There was a moment during the Lewis and Clark expedition of 1804 when, after months of deprivation, hardship, and arduous climbing, they finally scaled the eastern face of the Continental Divide. Standing exhausted on that peak, they hoped to gaze down on gentle meadows and the gateway to the sea, but instead they saw…more mountains. It was mountains as far as the eye could see.
In some ways, modern biology has followed the same trajectory: in the 70's we believed we were within striking distance of the cure for cancer, steps away from enlightenment about our own internal processes. Now we know it's a much bigger expedition than we ever anticipated.
When it comes to understanding the body, the complexity we face is mind-boggling, a thick and tangled web of feedback loops and inner dependencies. Take, for example, the human gut.
For years, it's been relegated to the back bench of physiological study. Recently, we've begun to see that the digestive tract is, in fact, a star in its own right. Those less glamorous organs are rising to costar status with the brain. The two are sometimes described as a team: the brain/gut axis. According to Giulia Enders in her new book, Gut: The Inside Story of Our Body’s Most Underrated Organ, there is incredible crosstalk between the two.
The human brain contains about 86 billion neurons. The gut, meanwhile, contains only 100 million neurons—on par with the brain of a cat. So, in the neuron department, the brain generally calls the shots. But the gut calls more than a few plays of its own.
Your gut houses a teeming microbiome of bacteria that affects your daily life in myriad ways. What goes on in your gut shapes your immune system, nutrition absorption, vitamin production, muscle function, hormone levels, libido, whether you're hungry or full, and how you break down your food intake into proteins, carbohydrates, and fats. Your gut’s microbiome weighs in at about 4.5 pounds and Enders says some scientists are beginning to refer to it as a separate body organ.
Gut-related chronic health problems include allergies, cancer, Type II diabetes, mood swings, and anxiety. The bottom line: your gut is far more auxiliary brain than mere food dumpster.
Your vagus nerve, the longest of the twelve cranial nerves, is the superhighway connecting the brain to the gut. The gut also produces 95% of the neurotransmitter serotonin. Sometimes called the "feel-good" hormone, serotonin is strongly linked to your levels of happiness and depression. Your gut also makes GABA, an amino acid that calms the nervous system and smooths out brain waves, and a neurotransmitter called glutamate, involved in cognition, learning, and memory.

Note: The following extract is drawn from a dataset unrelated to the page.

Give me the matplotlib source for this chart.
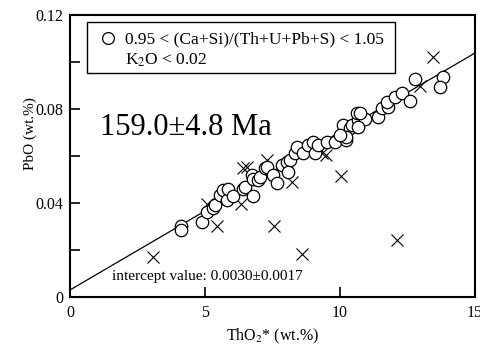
import numpy as np
import matplotlib
matplotlib.use("Agg")
import matplotlib.pyplot as plt
from matplotlib.patches import Rectangle

plt.rcParams['font.family'] = ['Liberation Serif', 'DejaVu Serif']
plt.rcParams['mathtext.fontset'] = 'stix'

# circles: 0.95 < (Ca+Si)/(Th+U+Pb+S) < 1.05, K2O < 0.02
tho2_ok = [4.11, 4.11, 4.89, 5.07, 5.30, 5.37, 5.56, 5.67, 5.81, 5.85, 6.04, 6.41,
           6.48, 6.74, 6.78, 6.78, 6.96, 7.04, 7.22, 7.30, 7.52, 7.67, 7.85, 8.04,
           8.15, 8.07, 8.33, 8.41, 8.63, 8.81, 9.00, 9.07, 9.19, 9.52, 9.81, 10.22,
           10.11, 10.37, 10.22, 10.00, 10.44, 10.67, 10.63, 10.93, 10.67, 10.74,
           11.41, 11.56, 11.78, 11.74, 12.04, 12.30, 12.59, 12.78, 13.81, 13.70]
pbo_ok = [0.0302, 0.0285, 0.0319, 0.0362, 0.0379, 0.0391, 0.0434, 0.0455, 0.0413,
          0.0460, 0.0430, 0.0460, 0.0468, 0.0519, 0.0502, 0.0430, 0.0498, 0.0511,
          0.0549, 0.0553, 0.0519, 0.0485, 0.0562, 0.0574, 0.0583, 0.0532, 0.0613,
          0.0638, 0.0613, 0.0647, 0.0660, 0.0613, 0.0647, 0.0660, 0.0660, 0.0668,
          0.0732, 0.0719, 0.0681, 0.0689, 0.0732, 0.0753, 0.0783, 0.0757, 0.0723,
          0.0783, 0.0766, 0.0804, 0.0809, 0.0830, 0.0851, 0.0868, 0.0834, 0.0928,
          0.0936, 0.0894]

# crosses: other analyses
tho2_x = [3.07, 5.07, 5.44, 6.33, 6.41, 6.56, 7.30, 7.56, 8.22, 8.59, 9.33, 9.48,
          10.04, 12.11, 12.96, 13.44]
pbo_x = [0.0170, 0.0396, 0.0302, 0.0396, 0.0549, 0.0553, 0.0583, 0.0302, 0.0489,
         0.0183, 0.0613, 0.0604, 0.0515, 0.0243, 0.0898, 0.1021]

intercept = 0.0030
slope = 0.00672

fig = plt.figure(figsize=(4.81, 3.47), dpi=100)
ax = fig.add_axes([0.1455, 0.144, 0.842, 0.813])

xs = np.array([0, 15])
ax.plot(xs, intercept + slope * xs, color='black', lw=0.9, zorder=1)
ax.scatter(tho2_x, pbo_x, marker='x', s=75, color='black', lw=0.8, zorder=2)
ax.scatter(tho2_ok, pbo_ok, marker='o', s=80, facecolor='white',
           edgecolor='black', lw=0.9, zorder=3)

ax.set_xlim(0, 15)
ax.set_ylim(0, 0.12)
ax.set_xticks([0, 5, 10, 15])
ax.set_xticklabels(['0', '5', '10', '15'])
ax.set_yticks([0, 0.04, 0.08, 0.12])
ax.set_yticklabels(['0', '0.04', '0.08', '0.12'])
ax.set_yticks([0.02, 0.06, 0.10], minor=True)
ax.tick_params(which='both', direction='in', length=7, width=1.2,
               labelsize=11.5)
ax.tick_params(axis='x', pad=6)
ax.tick_params(axis='y', pad=5)
for s in ax.spines.values():
    s.set_linewidth(1.5)

ax.set_xlabel('ThO$_2$* (wt.%)', fontsize=11.5)
ax.xaxis.set_label_coords(0.5, -0.105)
ax.set_ylabel('PbO (wt.%)', fontsize=11)
ax.yaxis.set_label_coords(-0.082, 0.58)

# legend box
ax.add_patch(Rectangle((0.042, 0.794), 0.76, 0.181, transform=ax.transAxes,
                       facecolor='white', edgecolor='black', lw=1, zorder=4))
ax.plot([0.094], [0.918], marker='o', ms=8.5, mfc='white', mec='black',
        mew=0.9, transform=ax.transAxes, zorder=5)
ax.text(0.135, 0.915, '0.95 < (Ca+Si)/(Th+U+Pb+S) < 1.05', transform=ax.transAxes,
        fontsize=12.5, va='center', ha='left', zorder=5)
ax.text(0.135, 0.84, 'K$_2$O < 0.02', transform=ax.transAxes,
        fontsize=12.5, va='center', ha='left', zorder=5)

ax.text(0.074, 0.6, '159.0\u00b14.8 Ma', transform=ax.transAxes,
        fontsize=22, va='center', ha='left')
ax.text(0.104, 0.072, 'intercept value: 0.0030\u00b10.0017', transform=ax.transAxes,
        fontsize=11, va='center', ha='left')

fig.savefig('out.png', dpi=100)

Your food choices have a direct effect on your gut's microbiome. For that reason, Enders says it's probably a good idea to eat a diet rich in probiotics (although more research is needed to confirm healthful benefits.) These are bacteria and yeast that support digestive health, found in fermented foods like kim chi, sauerkraut, kefir, pickles, and plain unsweetened yogurt.
According to Enders, these foods may help maintain the integrity of the gut lining, and that they serve as natural antibiotics, antivirals, and antifungals. They also play a role in regulating your body's immune system. This in turn helps control inflammation and improve nutrient absorption.
There are many more summits to climb before we have a clear map of what goes on inside the belly's hidden kingdom, but like Lewis and Clark, the discoveries we make continue to amaze. And yet for all our newfound knowledge, we've only begun to gain a tenuous foothold—and there are still mountains as far as the eye can see.